Along with the new Multi-Catalog feature, we also added privilege management at the Catalog level (See Privilege Management for details).

Users can also specify a custom authentication class through the access_controller.class attribute. As specified by:

"access_controller.class" = "org.apache.doris.catalog.authorizer.RangerHiveAccessControllerFactory"

Then you can use Apache Range to perform authentication management on Hive Catalog. For more information see: Hive Catalog

Database synchronizing management

Setting include_database_list and exclude_database_list in Catalog properties to specify databases to synchronize.

include_database_list: Only synchronize the specified databases. split with ,, default is to synchronize all databases. db name is case sensitive.

exclude_database_list: Specify databases that do not need to synchronize. split with ,, default is to synchronize all databases. db name is case sensitive.

When include_database_list and exclude_database_list specify overlapping databases, exclude_database_list would take effect with higher privilege over include_database_list.

To connect JDBC, these two properties should work with only_specified_database, see JDBC for more detail.

Metadata Refresh

By default, metadata changes in external catalogs, such as creating and dropping tables, adding and dropping columns, etc., will not be synchronized to Doris.
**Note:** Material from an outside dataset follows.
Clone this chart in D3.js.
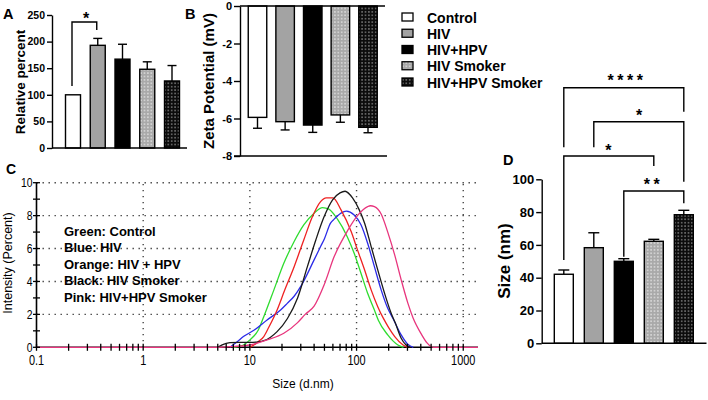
<!DOCTYPE html>
<html><head><meta charset="utf-8">
<script src="https://cdn.jsdelivr.net/npm/d3@7"></script>
<style>
body{margin:0;background:#fff}
svg{display:block}
text{font-family:"Liberation Sans",Arial,sans-serif;fill:#000}
.b{font-weight:bold}
.n{font-weight:normal}
</style></head><body>
<svg id="c" width="708" height="400"></svg>
<script>
// ---------- data ----------
const groups = ["Control", "HIV", "HIV+HPV", "HIV Smoker", "HIV+HPV Smoker"];
const relPercent = [100, 193, 167, 148, 126];
const relPercentErr = [0, 13, 28, 14, 29];
const zeta = [-5.94, -6.17, -6.35, -5.81, -6.47];
const zetaErr = [0.58, 0.44, 0.39, 0.39, 0.29];
const sizeNm = [42.1, 58.3, 50.0, 62.2, 78.4];
const sizeErr = [2.6, 9.1, 1.6, 1.2, 2.7];
const ticksA = [0, 50, 100, 150, 200, 250];
const ticksB = [0, -2, -4, -6, -8];
const ticksD = [0, 20, 40, 60, 80, 100];
const ticksCy = [0, 2, 4, 6, 8, 10];
const ticksCx = [0.1, 1, 10, 100, 1000];
const dlsNames = ["Green: Control", "Blue: HIV", "Orange: HIV + HPV", "Black: HIV  Smoker", "Pink: HIV+HPV Smoker"];
// DLS intensity distributions [size d.nm, intensity %]
const dlsGreen = [[7,0],[8,0.05],[9,0.2],[10,0.45],[12,1.05],[13.5,1.86],[16.8,3.49],[20.8,5.1],[26,6.43],[32,7.44],[40,8.15],[48,8.49],[55,8.39],[66,7.8],[82,6.7],[95,5.71],[110,4.5],[127,3.28],[147,2.27],[160,1.65],[196,0.75],[244,0.14],[275,0]];
const dlsRed = [[10,0],[11,0.15],[12,0.35],[13.5,0.65],[15,1.2],[18,2.27],[21,3.4],[26,4.9],[32,6.52],[38.6,7.94],[46,8.85],[52,9.08],[60,9.08],[71.5,8.35],[89,7.03],[102,5.92],[119,4.7],[137,3.49],[158,2.47],[177,1.8],[200,1.2],[228,0.65],[273,0.14],[300,0]];
const dlsBlue = [[6.5,0],[7.5,0.3],[8.7,0.65],[11,1.05],[14.5,1.66],[19.4,2.27],[22.4,2.67],[26,3.1],[30,3.7],[40,5.31],[46,6.12],[50,6.6],[57,7.54],[62,7.8],[71.5,8.15],[80,8.27],[95,8.04],[110,7.44],[127,6.32],[147,4.9],[170,3.49],[196,2.37],[219,1.76],[262,0.75],[300,0.2],[340,0]];
const dlsBlack = [[5,0],[5.5,0.15],[6.5,0.28],[8,0.3],[10,0.3],[12,0.33],[13.5,0.4],[15.5,0.6],[18,0.95],[22.5,1.75],[28,3.0],[34.6,4.9],[41.5,6.52],[49.7,7.94],[59.6,8.96],[70,9.38],[78,9.48],[92,9.06],[106,8.35],[119,7.54],[137,6.12],[158,4.7],[183,3.28],[211,2.07],[230,1.5],[262,0.55],[290,0.15],[320,0]];
const dlsPink = [[0.1,0],[5,0],[7,0.05],[10,0.14],[14.5,0.45],[20.8,0.85],[28,1.5],[33,2.0],[40,2.5],[49.7,3.8],[61.7,5.51],[82.6,7.1],[102,8.0],[127,8.55],[135,8.6],[147,8.55],[170,8.1],[196,7.0],[228,5.6],[262,4.1],[302,2.7],[338,1.8],[405,0.8],[460,0.25],[524,0],[1375,0]];

// ---------- setup ----------
const svg = d3.select("#c");
const defs = svg.append("defs");
function dotPattern(id, bg, dot) {
  const p = defs.append("pattern").attr("id", id).attr("patternUnits", "userSpaceOnUse")
    .attr("width", 3.4).attr("height", 3.4);
  p.append("rect").attr("width", 3.4).attr("height", 3.4).attr("fill", bg);
  p.append("rect").attr("x", 1).attr("y", 1).attr("width", 1.4).attr("height", 1.4).attr("fill", dot);
}
dotPattern("pLight", "#a9a9a9", "#e4e4e4");
dotPattern("pDark", "#0c0c0c", "#8a8a8a");
const fills = ["#ffffff", "#a3a3a3", "#000000", "url(#pLight)", "url(#pDark)"];

function styleAxis(g, cls, size) {
  g.select(".domain").attr("stroke", "#000").attr("stroke-width", 1.4);
  g.selectAll(".tick line").attr("stroke", "#000").attr("stroke-width", 1.4);
  g.selectAll(".tick text").attr("class", cls).style("font-size", size + "px")
    .style("font-family", null).attr("fill", "#000");
}
function label(txt, x, y, size, opts = {}) {
  return svg.append("text").attr("x", x).attr("y", y).attr("class", opts.cls ?? "b")
    .style("font-size", size + "px").attr("text-anchor", opts.anchor || "start")
    .attr("letter-spacing", opts.ls || null).text(txt);
}
function vlabel(txt, x, y, size, cls) {
  return svg.append("text").attr("transform", `translate(${x},${y}) rotate(-90)`)
    .attr("class", cls ?? "b").style("font-size", size + "px").attr("text-anchor", "middle").text(txt);
}
function bracket(d) {
  svg.append("path").attr("d", d).attr("fill", "none").attr("stroke", "#000").attr("stroke-width", 1.4);
}

// ---------- Panel A ----------
const xA = d3.scalePoint().domain(groups).range([73, 172]);
const yA = d3.scaleLinear().domain([0, 250]).range([148, 15]);
const bwA = 15;
const gA = svg.append("g");
groups.forEach((g, i) => {
  const v = relPercent[i], e = relPercentErr[i];
  if (e > 0) {
    gA.append("line").attr("x1", xA(g)).attr("x2", xA(g)).attr("y1", yA(v)).attr("y2", yA(v + e)).attr("stroke", "#000").attr("stroke-width", 1.4);
    gA.append("line").attr("x1", xA(g) - 4.5).attr("x2", xA(g) + 4.5).attr("y1", yA(v + e)).attr("y2", yA(v + e)).attr("stroke", "#000").attr("stroke-width", 1.4);
  }
  gA.append("rect").attr("x", xA(g) - bwA / 2).attr("width", bwA).attr("y", yA(v)).attr("height", yA(0) - yA(v))
    .attr("fill", fills[i]).attr("stroke", "#000").attr("stroke-width", 1.4);
});
const axA = svg.append("g").attr("transform", "translate(52,0)")
  .call(d3.axisLeft(yA).tickValues(ticksA).tickSize(5).tickSizeOuter(0).tickPadding(2));
styleAxis(axA, "b", 10.5);
svg.append("line").attr("x1", 52).attr("x2", 187).attr("y1", yA(0)).attr("y2", yA(0)).attr("stroke", "#000").attr("stroke-width", 1.4);
vlabel("Relative percent", 25, 82, 13.5);
label("A", 3, 18.5, 14.5);
bracket(`M${xA(groups[0]) - 1},86 V22 H${xA(groups[1]) - 1} V30`);
label("*", 86, 24, 16, {anchor: "middle"});

// ---------- Panel B ----------
const xB = d3.scalePoint().domain(groups).range([257.5, 368]);
const yB = d3.scaleLinear().domain([0, -8]).range([6, 156]);
const bwB = 18.5;
groups.forEach((g, i) => {
  const v = zeta[i], e = zetaErr[i];
  svg.append("line").attr("x1", xB(g)).attr("x2", xB(g)).attr("y1", yB(v)).attr("y2", yB(v - e)).attr("stroke", "#000").attr("stroke-width", 1.4);
  svg.append("line").attr("x1", xB(g) - 4.5).attr("x2", xB(g) + 4.5).attr("y1", yB(v - e)).attr("y2", yB(v - e)).attr("stroke", "#000").attr("stroke-width", 1.4);
  svg.append("rect").attr("x", xB(g) - bwB / 2).attr("width", bwB).attr("y", yB(0)).attr("height", yB(v) - yB(0))
    .attr("fill", fills[i]).attr("stroke", "#000").attr("stroke-width", 1.4);
});
const axB = svg.append("g").attr("transform", "translate(240,0)")
  .call(d3.axisLeft(yB).tickValues(ticksB).tickSize(6).tickSizeOuter(0).tickPadding(2).tickFormat(d => String(d)));
styleAxis(axB, "b", 11);
svg.append("line").attr("x1", 240).attr("x2", 385).attr("y1", yB(0)).attr("y2", yB(0)).attr("stroke", "#000").attr("stroke-width", 1.4);
svg.append("line").attr("x1", 234).attr("x2", 387).attr("y1", yB(-8)).attr("y2", yB(-8)).attr("stroke", "#000").attr("stroke-width", 1.4);
vlabel("Zeta Potential (mV)", 213.5, 81, 15);
label("B", 185, 18.5, 14.5);

// ---------- Legend ----------
const legY = d3.scalePoint().domain(groups).range([17, 82]);
groups.forEach((g, i) => {
  svg.append("rect").attr("x", 402).attr("y", legY(g) - 4).attr("width", 11).attr("height", 8)
    .attr("fill", fills[i]).attr("stroke", "#000").attr("stroke-width", 1.3);
  label(g, 427, legY(g) + 5.5, 14);
});

// ---------- Panel C ----------
const xC = d3.scaleLog().domain([0.1, 1375]).range([36.5, 478]);
const yC = d3.scaleLinear().domain([0, 10]).range([347.3, 182.7]);
const gC = svg.append("g");
// dotted grid
ticksCy.filter(d => d > 0).forEach(d => {
  gC.append("line").attr("x1", xC(0.1)).attr("x2", xC(1375)).attr("y1", yC(d)).attr("y2", yC(d))
    .attr("stroke", "#444").attr("stroke-width", 1.4).attr("stroke-dasharray", "1.4,4.6");
});
ticksCx.filter(d => d > 0.1).forEach(d => {
  gC.append("line").attr("x1", xC(d)).attr("x2", xC(d)).attr("y1", yC(0)).attr("y2", yC(10))
    .attr("stroke", "#444").attr("stroke-width", 1.4).attr("stroke-dasharray", "1.4,4.6");
});
// axes lines
gC.append("line").attr("x1", xC(0.1)).attr("x2", xC(1375)).attr("y1", yC(0)).attr("y2", yC(0)).attr("stroke", "#000").attr("stroke-width", 1.6);
gC.append("line").attr("x1", xC(0.1)).attr("x2", xC(0.1)).attr("y1", yC(0)).attr("y2", yC(10)).attr("stroke", "#000").attr("stroke-width", 1.6);
// curves
const line = d3.line().x(d => xC(d[0])).y(d => yC(d[1])).curve(d3.curveMonotoneX);
[[dlsGreen, "#2fdc2f"], [dlsBlue, "#2b2be8"], [dlsRed, "#ee2222"], [dlsBlack, "#1a1a1a"], [dlsPink, "#e8357d"]]
  .forEach(([data, col]) => {
    gC.append("path").attr("d", line(data)).attr("fill", "none").attr("stroke", col).attr("stroke-width", 1.3);
  });
// ticks
d3.range(0, 11).forEach(d => {
  gC.append("line").attr("x1", xC(0.1) - 3.5).attr("x2", xC(0.1) + 3.5).attr("y1", yC(d)).attr("y2", yC(d)).attr("stroke", "#000").attr("stroke-width", 1.3);
});
xC.ticks().filter(d => d <= 1375).forEach(d => {
  gC.append("line").attr("x1", xC(d)).attr("x2", xC(d)).attr("y1", yC(0) - 3.5).attr("y2", yC(0) + 3.5).attr("stroke", "#000").attr("stroke-width", 1.3);
});
ticksCy.forEach(d => {
  gC.append("text").attr("transform", `translate(${xC(0.1) - 4},${yC(d) + 4.5}) scale(0.8,1)`)
    .attr("text-anchor", "end").attr("class", "n").style("font-size", "13px").text(d);
});
ticksCx.forEach(d => {
  gC.append("text").attr("transform", `translate(${xC(d)},365) scale(0.78,1)`)
    .attr("text-anchor", "middle").attr("class", "n").style("font-size", "14px").text(String(d));
});
label("Size (d.nm)", 303, 388, 12, {cls: "n", anchor: "middle"});
vlabel("Intensity (Percent)", 12, 263, 12.5, "n");
label("C", 6, 173.5, 14);
const annY = d3.scalePoint().domain(dlsNames).range([235.5, 302]);
dlsNames.forEach(n => label(n, 64, annY(n), 13));

// ---------- Panel D ----------
const xD = d3.scalePoint().domain(groups).range([563.8, 683.8]);
const yD = d3.scaleLinear().domain([0, 100]).range([343.3, 179.3]);
const bwD = 19;
groups.forEach((g, i) => {
  const v = sizeNm[i], e = sizeErr[i];
  svg.append("line").attr("x1", xD(g)).attr("x2", xD(g)).attr("y1", yD(v)).attr("y2", yD(v + e)).attr("stroke", "#000").attr("stroke-width", 1.4);
  svg.append("line").attr("x1", xD(g) - 5.5).attr("x2", xD(g) + 5.5).attr("y1", yD(v + e)).attr("y2", yD(v + e)).attr("stroke", "#000").attr("stroke-width", 1.4);
  svg.append("rect").attr("x", xD(g) - bwD / 2).attr("width", bwD).attr("y", yD(v)).attr("height", yD(0) - yD(v))
    .attr("fill", fills[i]).attr("stroke", "#000").attr("stroke-width", 1.4);
});
const axD = svg.append("g").attr("transform", "translate(541.7,0)")
  .call(d3.axisLeft(yD).tickValues(ticksD).tickSize(5.5).tickSizeOuter(0).tickPadding(2));
styleAxis(axD, "b", 13);
svg.append("line").attr("x1", 541.7).attr("x2", 706.5).attr("y1", yD(0)).attr("y2", yD(0)).attr("stroke", "#000").attr("stroke-width", 1.4);
vlabel("Size (nm)", 510, 261, 17);
label("D", 503, 165, 14.5);
const cx = i => xD(groups[i]);
bracket(`M${cx(0)},147.3 V87.7 H${cx(4)} V111.7`);
bracket(`M${cx(1)},147.3 V121.7 H${cx(4)} V181.7`);
bracket(`M${cx(0)},260 V156 H${cx(3)} V166`);
bracket(`M${cx(2)},256.7 V191 H${cx(4)} V203.3`);
label("****", 627, 86, 16, {anchor: "middle", ls: "3.5px"});
label("*", 639, 121, 16, {anchor: "middle"});
label("*", 608.3, 155.5, 16, {anchor: "middle"});
label("**", 653.5, 189.5, 16, {anchor: "middle", ls: "3.5px"});
</script>
</body></html>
Users can refresh metadata in the following ways.

Manual refresh

Users need to manually refresh the metadata through the REFRESH command.

Regular refresh

When creating the catalog, specify the refresh time parameter metadata_refresh_interval_sec in the properties in seconds. If this parameter is set when creating the catalog, the FE master node will refresh the catalog regularly according to the parameter value. Currently three types of catalogs are supported:

  • hive: Hive MetaStore
  • es: Elasticsearch
  • jdbc: standard interface for database access (JDBC)
  1. -- Set the catalog refresh interval to 20 seconds
  2. CREATE CATALOG es PROPERTIES (
  3. "type"="es",
  4. "hosts"="http://127.0.0.1:9200",
  5. "metadata_refresh_interval_sec"="20"
  6. );

Auto Refresh

Auto-refresh currently only supports Hive Catalog.